In July, the Education and Childcare Ministry of Smith’s government ordered local school boards to institute the policy (read the original NSFW Ministerial Order here) by October, a month into the school year. Under the policy, ninth graders and below wouldn’t be allowed any access to such books, while those in Grade 10 and up would only be allowed to read such material if it was deemed educationally appropriate.
The often-explicit Bible was exempt, but along with Atwood’s 1985 novel on a theocratic takeover of the USA , Aldous Huxley’s classic Brave New World and Maya Angelou’s autobiography I Know Why the Caged Bird Sings were among the 200 books the Edmonton Public School board said last week were going under lock and key because of the new provincial policy.

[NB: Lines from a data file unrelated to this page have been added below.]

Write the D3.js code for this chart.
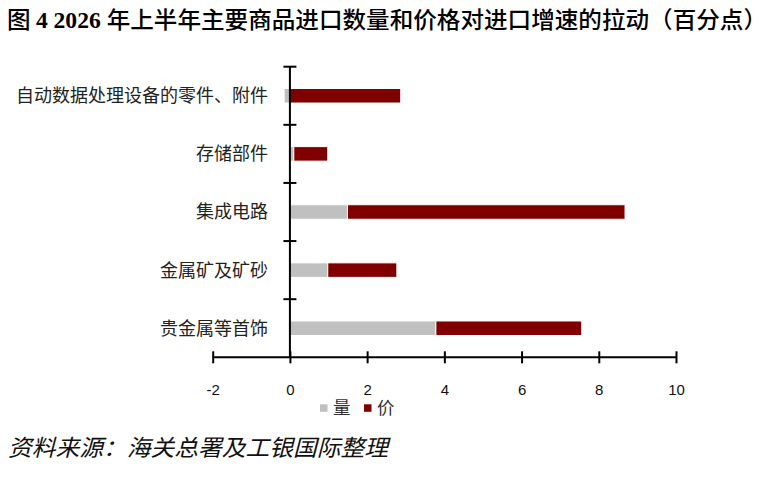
<!DOCTYPE html>
<html><head><meta charset="utf-8">
<script src="https://cdn.jsdelivr.net/npm/d3@7"></script>
<style>
html,body{margin:0;padding:0;background:#fff;}
svg{display:block;}
</style></head>
<body><svg id="c" width="781" height="485"></svg>
<script>
const categories = ["自动数据处理设备的零件、附件","存储部件","集成电路","金属矿及矿砂","贵金属等首饰"];
const seriesNames = ["量","价"];
const volumeValues = [-0.15, 0.10, 1.49, 0.98, 3.78];
const priceValues = [2.87, 0.88, 7.19, 1.79, 3.78];
const xTicks = [-2, 0, 2, 4, 6, 8, 10];
const colors = ["#c0c0c0", "#800000"];
const titleParts = ["图 ", "4 2026 ", "年上半年主要商品进口数量和价格对进口增速的拉动（百分点）"];
const sourceText = "资料来源：海关总署及工银国际整理";

const svg = d3.select("#c");
const rows = categories.map((c,i)=>({cat:c, "量":volumeValues[i], "价":priceValues[i]}));

const x = d3.scaleLinear().domain([-2,10]).range([212.7, 676]);
const y = d3.scaleBand().domain(categories).range([66.7, 357.3]).padding(0);

const stacked = d3.stack().keys(seriesNames).offset(d3.stackOffsetDiverging)(rows);
const barH = y.bandwidth()*0.25;

const g = svg.append("g");
stacked.forEach((s,si)=>{
  g.selectAll(null).data(s).enter().append("rect")
    .attr("x", d=>x(Math.min(d[0],d[1])))
    .attr("width", d=>Math.abs(x(d[1])-x(d[0])))
    .attr("y", d=>y(d.data.cat)+y.bandwidth()/2-barH/2)
    .attr("height", barH)
    .attr("fill", colors[si])
    .attr("stroke", "#fff")
    .attr("stroke-width", 1);
});

// x axis
const xAxis = svg.append("g").attr("transform", `translate(0,${357.3})`)
  .call(d3.axisBottom(x).tickValues(xTicks).tickSizeInner(6).tickSizeOuter(0).tickFormat(d=>String(d)));
xAxis.select(".domain").remove();
xAxis.append("line").attr("x1", x(-2)).attr("x2", x(10)).attr("stroke","#000").attr("stroke-width",2);
xAxis.selectAll(".tick line").attr("y1",-6).attr("y2",6).attr("stroke","#000").attr("stroke-width",2);
xAxis.selectAll(".tick text").attr("y", 0).attr("dy", null)
  .attr("transform","translate(0,38)")
  .style("font-family","'Liberation Sans', Arial, sans-serif").style("font-size","15px").attr("fill","#111");

// y axis at x=0
const ya = svg.append("g");
ya.append("line").attr("x1", x(0)).attr("x2", x(0)).attr("y1", 66.7).attr("y2", 357.3).attr("stroke","#000").attr("stroke-width",2);
const bounds = categories.map(c=>y(c));
ya.selectAll(null).data(bounds).enter().append("line")
  .attr("x1", x(0)-6.5).attr("x2", x(0)+6.5).attr("y1", d=>d).attr("y2", d=>d)
  .attr("stroke","#000").attr("stroke-width",2);
ya.selectAll(null).data(categories).enter().append("text")
  .attr("x", 268).attr("y", d=>y(d)+y.bandwidth()/2)
  .attr("dy","0.36em").attr("text-anchor","end")
  .style("font-family","'Noto Sans CJK SC', sans-serif").style("font-size","18px").attr("fill","#222")
  .text(d=>d);

// title
const t = svg.append("text").attr("x", 7).attr("y", 28)
  .style("font-size","23px").attr("fill","#000")
  .attr("textLength", 760).attr("lengthAdjust","spacingAndGlyphs");
t.append("tspan").text(titleParts[0]).style("font-family","'Noto Sans CJK SC', sans-serif").style("font-weight","500");
t.append("tspan").text(titleParts[1]).style("font-family","'Liberation Serif', serif").style("font-weight","bold");
t.append("tspan").text(titleParts[2]).style("font-family","'Noto Sans CJK SC', sans-serif").style("font-weight","500");

// legend
const leg = svg.append("g");
const legX = [320, 364];
seriesNames.forEach((n,i)=>{
  leg.append("rect").attr("x", legX[i]).attr("y", 404.3).attr("width",7.5).attr("height",7.5).attr("fill",colors[i]);
  leg.append("text").attr("x", legX[i]+13).attr("y", 408).attr("dy","0.36em")
    .style("font-family","'Noto Sans CJK SC', sans-serif").style("font-size","17.5px").attr("fill","#333").text(n);
});

// source
svg.append("text").attr("x", 8).attr("y", 456)
  .style("font-family","'Noto Sans CJK SC', sans-serif").style("font-size","23px").style("font-style","italic")
  .attr("fill","#111").attr("textLength", 380).attr("lengthAdjust","spacingAndGlyphs")
  .text(sourceText);
</script></body></html>
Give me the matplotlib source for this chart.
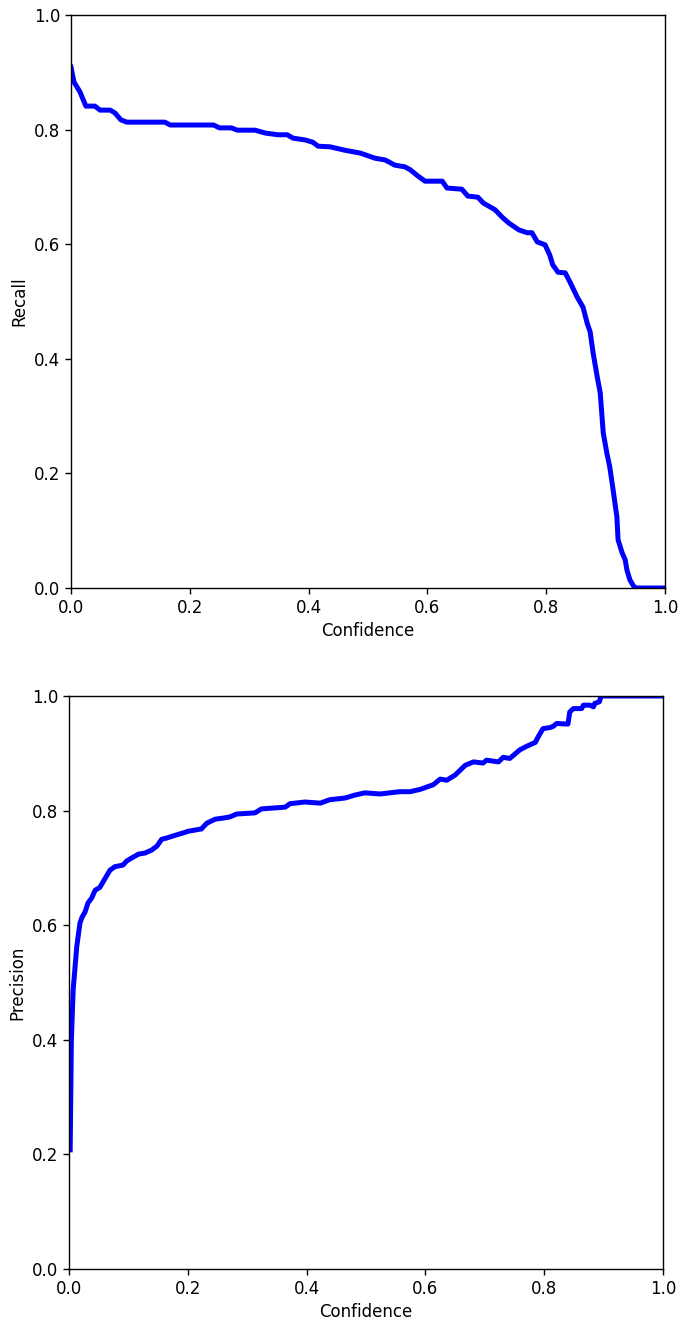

That just wasn’t on with Margaret Atwood.
The prolific 85-year-old scribe took to social media on August 31 to offer a “piece of literature by me, suitable for seventeen-year-olds in Alberta schools, unlike — we are told — The Handmaid’s Tale. (Sorry, kids; your Minister of Education thinks you are stupid babies.)”
That prologue of sorts might be the most blunt, literally and figuratively part of the 196-word yarn, which was picked up, reposted and liked all over the globe. You can read it here:
Here’s a piece of literature by me, suitable for seventeen-year-olds in Alberta schools, unlike — we are told — The Handmaid’s Tale. (Sorry, kids; your Minister of Education thinks you are stupid babies.)
John and Mary were both very, very good children. They never picked…
— Margaret E Atwood (@MargaretAtwood) August 31, 2025
Not long after her government walked back its book ban measure, for now, Premier Smith Tuesday said the revamped goal was to take books with pornographic images out of the libraries and to leave the classics alone.”
On this side of the border, the classics and soon to be classics are not being left alone, in a potentially good way.
Handmaid’s Tale star and EP Elisabeth Moss will executive produce a sequel based on Atwood’s 2019 book The Testaments alongside THT collaborators Bruce Miller and Warren Littlefield. Hulu hasn’t given a release date yet for the series, but production on Season 1 started back in April.
Wonder if a certain Western Canadian politician may be making an inadvertent cameo?